Your task: Produce a word-for-word copy of the listing below without its pictures.

Data section:
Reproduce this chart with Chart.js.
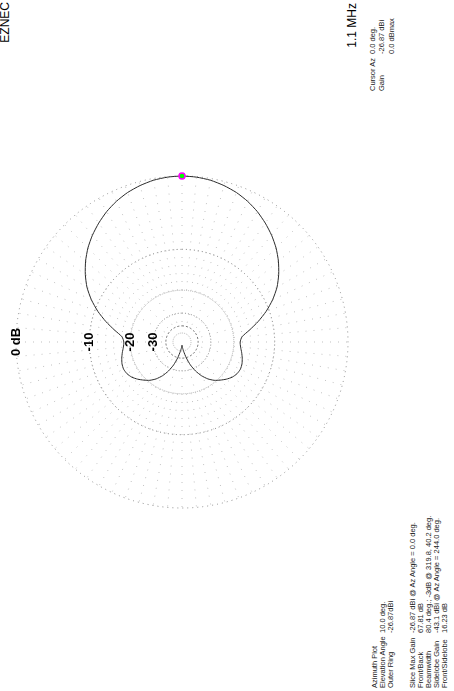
<!DOCTYPE html>
<html><head><meta charset="utf-8">
<script src="https://cdn.jsdelivr.net/npm/chart.js@4.4.1/dist/chart.umd.min.js"></script>
<style>
html,body{margin:0;padding:0;background:#fff;width:454px;height:691px;overflow:hidden;}
#land{position:absolute;left:0;top:0;width:691px;height:454px;transform-origin:0 0;transform:translate(0px,691px) rotate(-90deg);background:#fff;font-family:'Liberation Sans',Arial,sans-serif;color:#000;}
#plot{position:absolute;left:176px;top:9px;width:346px;height:346px;}
.t{position:absolute;white-space:pre;color:#222;}
</style></head><body>
<div id="land">
  <div id="plot"><canvas id="c" width="346" height="346"></canvas></div>
</div>
<script>
// ---- data ----
const azimuthDeg = [0,5,10,15,20,25,30,35,40,45,50,55,60,65,70,75,80,85,90,95,100,105,110,115,120,125,130,135,140,145,150,155,160,165,170,175,
  180,185,190,195,200,205,210,215,220,225,230,235,240,245,250,255,260,265,270,275,280,285,290,295,300,305,310,315,320,325,330,335,340,345,350,355];
const gainDb = [0,-0.05,-0.18,-0.42,-0.73,-1.15,-1.67,-2.3,-3.0,-3.8,-4.75,-5.85,-7.1,-8.7,-10.6,-12.8,-15.2,-17.4,-18.0,-17.8,-17.3,-16.8,-16.4,-16.25,-16.5,-17.1,-18.1,-19.3,-20.6,-22.4,-24.9,-28.3,-33.0,-40.0,-49.0,-58.0,
  -68.0,-58.0,-49.0,-40.0,-33.0,-28.3,-24.9,-22.4,-20.6,-19.3,-18.1,-17.1,-16.5,-16.25,-16.4,-16.8,-17.3,-17.8,-18.0,-17.4,-15.2,-12.8,-10.6,-8.7,-7.1,-5.85,-4.75,-3.8,-3.0,-2.3,-1.67,-1.15,-0.73,-0.42,-0.18,-0.05];
const cursorAz = [0];
const cursorDb = [0];
const ringDb = [-50,-40,-30,-20,-10,0];
const ringLabels = ['','','-30','-20','-10','0 dB'];
const programName = 'EZNEC';
const freqText = '1.1 MHz';
const cursorLabels = ['Cursor Az','Gain',''];
const cursorValues = ['0.0 deg.','-26.87 dBi','0.0 dBmax'];
const plotLabels = ['Azimuth Plot','Elevation Angle','Outer Ring'];
const plotValues = ['','10.0 deg.','-26.87dBi'];
const statLabels = ['Slice Max Gain','Front/Back','Beamwidth','Sidelobe Gain','Front/Sidelobe'];
const statValues = ['-26.87 dBi @ Az Angle = 0.0 deg.','67.81 dB','80.4 deg.; -3dB @ 319.8, 40.2 deg.','-43.1 dBi @ Az Angle = 244.0 deg.','16.23 dB'];

// ---- ARRL log-periodic radial scale (0.89 per 2 dB) ----
const arrl = db => Math.pow(0.89, -db / 2);
const STEP = 5;
const nSpokes = 360 / STEP;
// radar index i runs clockwise from the top; azimuth runs counter-clockwise from the right
const azOfIndex = i => ((90 - STEP * i) % 360 + 360) % 360;
const labels = [], patternR = [], cursorR = [];
for (let i = 0; i < nSpokes; i++) {
  const az = azOfIndex(i);
  labels.push(az + '°');
  const k = azimuthDeg.indexOf(az);
  patternR.push(k >= 0 ? arrl(gainDb[k]) : null);
  const c = cursorAz.indexOf(az);
  cursorR.push(c >= 0 ? arrl(cursorDb[c]) : null);
}
const ringValues = [0].concat(ringDb.map(arrl));
const ringText = [''].concat(ringLabels);
const ringColor = ['#000','#b4b4b4','#6e6e6e','#808080','#b0b0b0','#707070','#8a8a8a'];
const ringDash  = [[], [1,1], [2,2], [1,2], [1,1], [1,3], [1,4]];
// spoke dot patterns: main spokes (every 15 deg) start near the centre, the others further out
function spokeDash(start) {
  const d = [0, start];
  for (let k = 0; k < 24; k++) d.push(1, 7);
  return d;
}
const dashMain = spokeDash(20), dashMinor = spokeDash(52);

new Chart(document.getElementById('c'), {
  type: 'radar',
  data: {
    labels: labels,
    datasets: [
      { data: patternR, borderColor: '#2a2a2a', borderWidth: 1, pointRadius: 0, fill: false, tension: 0.2, order: 2 },
      { data: cursorR, showLine: false, pointRadius: 3, pointHoverRadius: 3, pointBackgroundColor: '#00ff00', pointBorderColor: '#ff00ff', pointBorderWidth: 1.5, fill: false, order: 1 }
    ]
  },
  options: {
    responsive: false, animation: false, events: [],
    layout: { padding: 0 },
    plugins: { legend: { display: false }, tooltip: { enabled: false } },
    scales: {
      r: {
        min: 0, max: 1, startAngle: 0,
        afterBuildTicks: s => { s.ticks = ringValues.map(v => ({ value: v })); },
        ticks: {
          display: true, showLabelBackdrop: false, backdropPadding: 0, color: '#000',
          font: { family: "'Liberation Sans', Arial, sans-serif", size: 13, weight: 'bold' },
          callback: (v) => { const k = ringValues.indexOf(v); return k >= 0 ? ringText[k] : ''; }
        },
        grid: { circular: true, lineWidth: 1, color: ctx => ringColor[ctx.index] || '#888' },
        border: { dash: ctx => ringDash[ctx.index] || [1,3] },
        angleLines: { display: true, color: '#c0c0c0', lineWidth: 1,
          borderDash: ctx => (ctx.index % 3 === 0 ? dashMain : dashMinor), borderDashOffset: 0 },
        pointLabels: { display: false }
      }
    }
  }
});

// ---- text annotations (landscape coordinates, page rotated) ----
const land = document.getElementById('land');
function put(text, x, yc, opts) {
  opts = opts || {};
  const d = document.createElement('div');
  d.className = 't';
  d.textContent = text;
  const fs = opts.size || 7.5, lh = Math.round(fs * 1.15);
  d.style.fontSize = fs + 'px'; d.style.lineHeight = lh + 'px'; d.style.height = lh + 'px';
  d.style.top = (yc - lh / 2) + 'px';
  if (opts.right) { d.style.right = (691 - x) + 'px'; } else { d.style.left = x + 'px'; }
  if (opts.color) d.style.color = opts.color;
  land.appendChild(d);
}
put(programName, 689, 5, { size: 12, right: true, color: '#000' });
put(freqText, 688, 352, { size: 12, right: true, color: '#000' });
cursorLabels.forEach((t, i) => { if (t) put(t, 600, 372 + i * 9.5); });
cursorValues.forEach((t, i) => put(t, 637, 372 + i * 9.5));
plotLabels.forEach((t, i) => put(t, 3, 374 + i * 8));
plotValues.forEach((t, i) => { if (t) put(t, 58, 374 + i * 8); });
statLabels.forEach((t, i) => put(t, 3, 412 + i * 8));
statValues.forEach((t, i) => put(t, 58, 412 + i * 8));
</script>
</body></html>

Result for this exercise:
Reproduce this chart with Chart.js.
<!DOCTYPE html>
<html><head><meta charset="utf-8">
<script src="https://cdn.jsdelivr.net/npm/chart.js@4.4.1/dist/chart.umd.min.js"></script>
<style>
html,body{margin:0;padding:0;background:#fff;width:454px;height:691px;overflow:hidden;}
#land{position:absolute;left:0;top:0;width:691px;height:454px;transform-origin:0 0;transform:translate(0px,691px) rotate(-90deg);background:#fff;font-family:'Liberation Sans',Arial,sans-serif;color:#000;}
#plot{position:absolute;left:176px;top:9px;width:346px;height:346px;}
.t{position:absolute;white-space:pre;color:#222;}
</style></head><body>
<div id="land">
  <div id="plot"><canvas id="c" width="346" height="346"></canvas></div>
</div>
<script>
// ---- data ----
const azimuthDeg = [0,5,10,15,20,25,30,35,40,45,50,55,60,65,70,75,80,85,90,95,100,105,110,115,120,125,130,135,140,145,150,155,160,165,170,175,
  180,185,190,195,200,205,210,215,220,225,230,235,240,245,250,255,260,265,270,275,280,285,290,295,300,305,310,315,320,325,330,335,340,345,350,355];
const gainDb = [0,-0.05,-0.18,-0.42,-0.73,-1.15,-1.67,-2.3,-3.0,-3.8,-4.75,-5.85,-7.1,-8.7,-10.6,-12.8,-15.2,-17.4,-18.0,-17.8,-17.3,-16.8,-16.4,-16.25,-16.5,-17.1,-18.1,-19.3,-20.6,-22.4,-24.9,-28.3,-33.0,-40.0,-49.0,-58.0,
  -68.0,-58.0,-49.0,-40.0,-33.0,-28.3,-24.9,-22.4,-20.6,-19.3,-18.1,-17.1,-16.5,-16.25,-16.4,-16.8,-17.3,-17.8,-18.0,-17.4,-15.2,-12.8,-10.6,-8.7,-7.1,-5.85,-4.75,-3.8,-3.0,-2.3,-1.67,-1.15,-0.73,-0.42,-0.18,-0.05];
const cursorAz = [0];
const cursorDb = [0];
const ringDb = [-50,-40,-30,-20,-10,0];
const ringLabels = ['','','-30','-20','-10','0 dB'];
const programName = 'EZNEC';
const freqText = '1.1 MHz';
const cursorLabels = ['Cursor Az','Gain',''];
const cursorValues = ['0.0 deg.','-26.87 dBi','0.0 dBmax'];
const plotLabels = ['Azimuth Plot','Elevation Angle','Outer Ring'];
const plotValues = ['','10.0 deg.','-26.87dBi'];
const statLabels = ['Slice Max Gain','Front/Back','Beamwidth','Sidelobe Gain','Front/Sidelobe'];
const statValues = ['-26.87 dBi @ Az Angle = 0.0 deg.','67.81 dB','80.4 deg.; -3dB @ 319.8, 40.2 deg.','-43.1 dBi @ Az Angle = 244.0 deg.','16.23 dB'];

// ---- ARRL log-periodic radial scale (0.89 per 2 dB) ----
const arrl = db => Math.pow(0.89, -db / 2);
const STEP = 5;
const nSpokes = 360 / STEP;
// radar index i runs clockwise from the top; azimuth runs counter-clockwise from the right
const azOfIndex = i => ((90 - STEP * i) % 360 + 360) % 360;
const labels = [], patternR = [], cursorR = [];
for (let i = 0; i < nSpokes; i++) {
  const az = azOfIndex(i);
  labels.push(az + '°');
  const k = azimuthDeg.indexOf(az);
  patternR.push(k >= 0 ? arrl(gainDb[k]) : null);
  const c = cursorAz.indexOf(az);
  cursorR.push(c >= 0 ? arrl(cursorDb[c]) : null);
}
const ringValues = [0].concat(ringDb.map(arrl));
const ringText = [''].concat(ringLabels);
const ringColor = ['#000','#b4b4b4','#6e6e6e','#808080','#b0b0b0','#707070','#8a8a8a'];
const ringDash  = [[], [1,1], [2,2], [1,2], [1,1], [1,3], [1,4]];
// spoke dot patterns: main spokes (every 15 deg) start near the centre, the others further out
function spokeDash(start) {
  const d = [0, start];
  for (let k = 0; k < 24; k++) d.push(1, 7);
  return d;
}
const dashMain = spokeDash(20), dashMinor = spokeDash(52);

new Chart(document.getElementById('c'), {
  type: 'radar',
  data: {
    labels: labels,
    datasets: [
      { data: patternR, borderColor: '#2a2a2a', borderWidth: 1, pointRadius: 0, fill: false, tension: 0.2, order: 2 },
      { data: cursorR, showLine: false, pointRadius: 3, pointHoverRadius: 3, pointBackgroundColor: '#00ff00', pointBorderColor: '#ff00ff', pointBorderWidth: 1.5, fill: false, order: 1 }
    ]
  },
  options: {
    responsive: false, animation: false, events: [],
    layout: { padding: 0 },
    plugins: { legend: { display: false }, tooltip: { enabled: false } },
    scales: {
      r: {
        min: 0, max: 1, startAngle: 0,
        afterBuildTicks: s => { s.ticks = ringValues.map(v => ({ value: v })); },
        ticks: {
          display: true, showLabelBackdrop: false, backdropPadding: 0, color: '#000',
          font: { family: "'Liberation Sans', Arial, sans-serif", size: 13, weight: 'bold' },
          callback: (v) => { const k = ringValues.indexOf(v); return k >= 0 ? ringText[k] : ''; }
        },
        grid: { circular: true, lineWidth: 1, color: ctx => ringColor[ctx.index] || '#888' },
        border: { dash: ctx => ringDash[ctx.index] || [1,3] },
        angleLines: { display: true, color: '#c0c0c0', lineWidth: 1,
          borderDash: ctx => (ctx.index % 3 === 0 ? dashMain : dashMinor), borderDashOffset: 0 },
        pointLabels: { display: false }
      }
    }
  }
});

// ---- text annotations (landscape coordinates, page rotated) ----
const land = document.getElementById('land');
function put(text, x, yc, opts) {
  opts = opts || {};
  const d = document.createElement('div');
  d.className = 't';
  d.textContent = text;
  const fs = opts.size || 7.5, lh = Math.round(fs * 1.15);
  d.style.fontSize = fs + 'px'; d.style.lineHeight = lh + 'px'; d.style.height = lh + 'px';
  d.style.top = (yc - lh / 2) + 'px';
  if (opts.right) { d.style.right = (691 - x) + 'px'; } else { d.style.left = x + 'px'; }
  if (opts.color) d.style.color = opts.color;
  land.appendChild(d);
}
put(programName, 689, 5, { size: 12, right: true, color: '#000' });
put(freqText, 688, 352, { size: 12, right: true, color: '#000' });
cursorLabels.forEach((t, i) => { if (t) put(t, 600, 372 + i * 9.5); });
cursorValues.forEach((t, i) => put(t, 637, 372 + i * 9.5));
plotLabels.forEach((t, i) => put(t, 3, 374 + i * 8));
plotValues.forEach((t, i) => { if (t) put(t, 58, 374 + i * 8); });
statLabels.forEach((t, i) => put(t, 3, 412 + i * 8));
statValues.forEach((t, i) => put(t, 58, 412 + i * 8));
</script>
</body></html>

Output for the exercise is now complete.